Would you write out the listing verbatim and skip every picture in it?

## Begin

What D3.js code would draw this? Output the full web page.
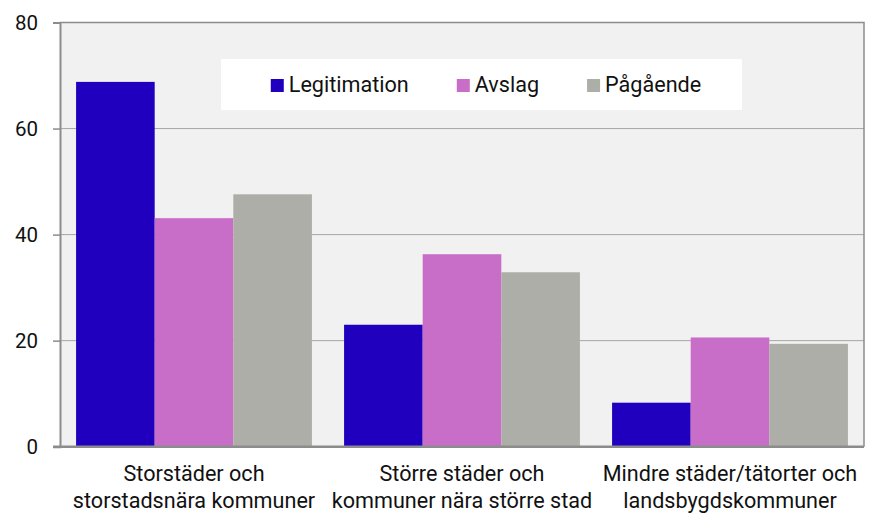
<!DOCTYPE html>
<html><head><meta charset="utf-8">
<script src="https://cdn.jsdelivr.net/npm/d3@7"></script>
<style>
html,body{margin:0;padding:0;background:#fff;}
svg{display:block;font-family:Roboto, "Noto Sans", sans-serif;}
</style></head>
<body>
<svg id="chart" width="871" height="513"></svg>
<script>
const categories = [
  ["Storstäder och", "storstadsnära kommuner"],
  ["Större städer och", "kommuner nära större stad"],
  ["Mindre städer/tätorter och", "landsbygdskommuner"]
];
const seriesNames = ["Legitimation", "Avslag", "Pågående"];
const legitimation = [68.8, 23.0, 8.3];
const avslag = [43.1, 36.3, 20.6];
const pagaende = [47.6, 32.9, 19.4];
const yTicks = [0, 20, 40, 60, 80];
const colors = ["#2000BE", "#C86EC8", "#AEAEA8"];

const seriesValues = [legitimation, avslag, pagaende];
const data = categories.map((c, i) => ({
  key: i,
  values: seriesNames.map((s, j) => ({series: s, value: seriesValues[j][i], color: colors[j]}))
}));

const svg = d3.select("#chart");
const L = 60, R = 864, T = 22.5, B = 446.7;

const x0 = d3.scaleBand().domain(d3.range(categories.length)).range([L, R])
  .paddingInner(0.12).paddingOuter(0.06);
const x1 = d3.scaleBand().domain(seriesNames).range([0, x0.bandwidth()]).padding(0);
const y = d3.scaleLinear().domain([0, 80]).range([B, T]);

// plot background
svg.append("rect").attr("x", L).attr("y", T).attr("width", R - L).attr("height", B - T)
  .attr("fill", "#F1F1F1");

// gridlines
svg.append("g").selectAll("line").data(yTicks.filter(t => t > 0 && t < 80)).join("line")
  .attr("x1", L).attr("x2", R).attr("y1", d => y(d)).attr("y2", d => y(d))
  .attr("stroke", "#A6A6A6").attr("stroke-width", 1);

// bars
const g = svg.append("g").selectAll("g").data(data).join("g")
  .attr("transform", d => `translate(${x0(d.key)},0)`);
g.selectAll("rect").data(d => d.values).join("rect")
  .attr("x", d => x1(d.series)).attr("width", x1.bandwidth())
  .attr("y", d => y(d.value)).attr("height", d => y(0) - y(d.value))
  .attr("fill", d => d.color);

// border top/right
svg.append("path").attr("d", `M${L},${T}H${R}V${B}`).attr("fill", "none")
  .attr("stroke", "#8C8C8C").attr("stroke-width", 1.5);

// y axis
const yAxis = d3.axisLeft(y).tickValues(yTicks).tickSize(7).tickPadding(15)
  .tickFormat(d3.format("d"));
const ya = svg.append("g").attr("transform", `translate(${L},0)`).call(yAxis);
ya.select(".domain").attr("stroke", "#8C8C8C").attr("stroke-width", 2);
ya.selectAll(".tick line").attr("stroke", "#8C8C8C").attr("stroke-width", 1.5);
ya.selectAll("text").attr("font-size", 20.5).attr("fill", "#111").attr("font-family", "Roboto");

// x axis
const xAxis = d3.axisBottom(x0).tickSize(0).tickFormat("");
const xa = svg.append("g").attr("transform", `translate(0,${B})`).call(xAxis);
xa.select(".domain").attr("stroke", "#8C8C8C").attr("stroke-width", 2.5)
  .attr("d", `M${L - 7},0H${R}`);
xa.selectAll(".tick").each(function(d) {
  const t = d3.select(this).append("text").attr("text-anchor", "middle")
    .attr("font-size", 21.6).attr("fill", "#111").attr("font-family", "Roboto");
  categories[d].forEach((line, k) => {
    t.append("tspan").attr("x", 0).attr("y", 34 + k * 27.5).text(line);
  });
});

// legend
const legend = svg.append("g");
legend.append("rect").attr("x", 221).attr("y", 59).attr("width", 521).attr("height", 51)
  .attr("fill", "#fff");
const items = legend.selectAll("g.item").data(seriesNames).join("g").attr("class", "item");
items.append("rect").attr("width", 13).attr("height", 13).attr("y", 79)
  .attr("fill", (d, i) => colors[i]);
items.append("text").attr("x", 18).attr("y", 92).attr("font-size", 21.6)
  .attr("fill", "#111").attr("font-family", "Roboto").text(d => d);
let widths = [];
items.each(function() { widths.push(13 + 5 + d3.select(this).select("text").node().getComputedTextLength()); });
const gap = 48;
const total = d3.sum(widths) + gap * (widths.length - 1);
let cx = 486 - total / 2;
items.each(function(d, i) {
  d3.select(this).attr("transform", `translate(${cx},0)`);
  cx += widths[i] + gap;
});
</script>
</body></html>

## End

Correct answer:
What D3.js code would draw this? Output the full web page.
<!DOCTYPE html>
<html><head><meta charset="utf-8">
<script src="https://cdn.jsdelivr.net/npm/d3@7"></script>
<style>
html,body{margin:0;padding:0;background:#fff;}
svg{display:block;font-family:Roboto, "Noto Sans", sans-serif;}
</style></head>
<body>
<svg id="chart" width="871" height="513"></svg>
<script>
const categories = [
  ["Storstäder och", "storstadsnära kommuner"],
  ["Större städer och", "kommuner nära större stad"],
  ["Mindre städer/tätorter och", "landsbygdskommuner"]
];
const seriesNames = ["Legitimation", "Avslag", "Pågående"];
const legitimation = [68.8, 23.0, 8.3];
const avslag = [43.1, 36.3, 20.6];
const pagaende = [47.6, 32.9, 19.4];
const yTicks = [0, 20, 40, 60, 80];
const colors = ["#2000BE", "#C86EC8", "#AEAEA8"];

const seriesValues = [legitimation, avslag, pagaende];
const data = categories.map((c, i) => ({
  key: i,
  values: seriesNames.map((s, j) => ({series: s, value: seriesValues[j][i], color: colors[j]}))
}));

const svg = d3.select("#chart");
const L = 60, R = 864, T = 22.5, B = 446.7;

const x0 = d3.scaleBand().domain(d3.range(categories.length)).range([L, R])
  .paddingInner(0.12).paddingOuter(0.06);
const x1 = d3.scaleBand().domain(seriesNames).range([0, x0.bandwidth()]).padding(0);
const y = d3.scaleLinear().domain([0, 80]).range([B, T]);

// plot background
svg.append("rect").attr("x", L).attr("y", T).attr("width", R - L).attr("height", B - T)
  .attr("fill", "#F1F1F1");

// gridlines
svg.append("g").selectAll("line").data(yTicks.filter(t => t > 0 && t < 80)).join("line")
  .attr("x1", L).attr("x2", R).attr("y1", d => y(d)).attr("y2", d => y(d))
  .attr("stroke", "#A6A6A6").attr("stroke-width", 1);

// bars
const g = svg.append("g").selectAll("g").data(data).join("g")
  .attr("transform", d => `translate(${x0(d.key)},0)`);
g.selectAll("rect").data(d => d.values).join("rect")
  .attr("x", d => x1(d.series)).attr("width", x1.bandwidth())
  .attr("y", d => y(d.value)).attr("height", d => y(0) - y(d.value))
  .attr("fill", d => d.color);

// border top/right
svg.append("path").attr("d", `M${L},${T}H${R}V${B}`).attr("fill", "none")
  .attr("stroke", "#8C8C8C").attr("stroke-width", 1.5);

// y axis
const yAxis = d3.axisLeft(y).tickValues(yTicks).tickSize(7).tickPadding(15)
  .tickFormat(d3.format("d"));
const ya = svg.append("g").attr("transform", `translate(${L},0)`).call(yAxis);
ya.select(".domain").attr("stroke", "#8C8C8C").attr("stroke-width", 2);
ya.selectAll(".tick line").attr("stroke", "#8C8C8C").attr("stroke-width", 1.5);
ya.selectAll("text").attr("font-size", 20.5).attr("fill", "#111").attr("font-family", "Roboto");

// x axis
const xAxis = d3.axisBottom(x0).tickSize(0).tickFormat("");
const xa = svg.append("g").attr("transform", `translate(0,${B})`).call(xAxis);
xa.select(".domain").attr("stroke", "#8C8C8C").attr("stroke-width", 2.5)
  .attr("d", `M${L - 7},0H${R}`);
xa.selectAll(".tick").each(function(d) {
  const t = d3.select(this).append("text").attr("text-anchor", "middle")
    .attr("font-size", 21.6).attr("fill", "#111").attr("font-family", "Roboto");
  categories[d].forEach((line, k) => {
    t.append("tspan").attr("x", 0).attr("y", 34 + k * 27.5).text(line);
  });
});

// legend
const legend = svg.append("g");
legend.append("rect").attr("x", 221).attr("y", 59).attr("width", 521).attr("height", 51)
  .attr("fill", "#fff");
const items = legend.selectAll("g.item").data(seriesNames).join("g").attr("class", "item");
items.append("rect").attr("width", 13).attr("height", 13).attr("y", 79)
  .attr("fill", (d, i) => colors[i]);
items.append("text").attr("x", 18).attr("y", 92).attr("font-size", 21.6)
  .attr("fill", "#111").attr("font-family", "Roboto").text(d => d);
let widths = [];
items.each(function() { widths.push(13 + 5 + d3.select(this).select("text").node().getComputedTextLength()); });
const gap = 48;
const total = d3.sum(widths) + gap * (widths.length - 1);
let cx = 486 - total / 2;
items.each(function(d, i) {
  d3.select(this).attr("transform", `translate(${cx},0)`);
  cx += widths[i] + gap;
});
</script>
</body></html>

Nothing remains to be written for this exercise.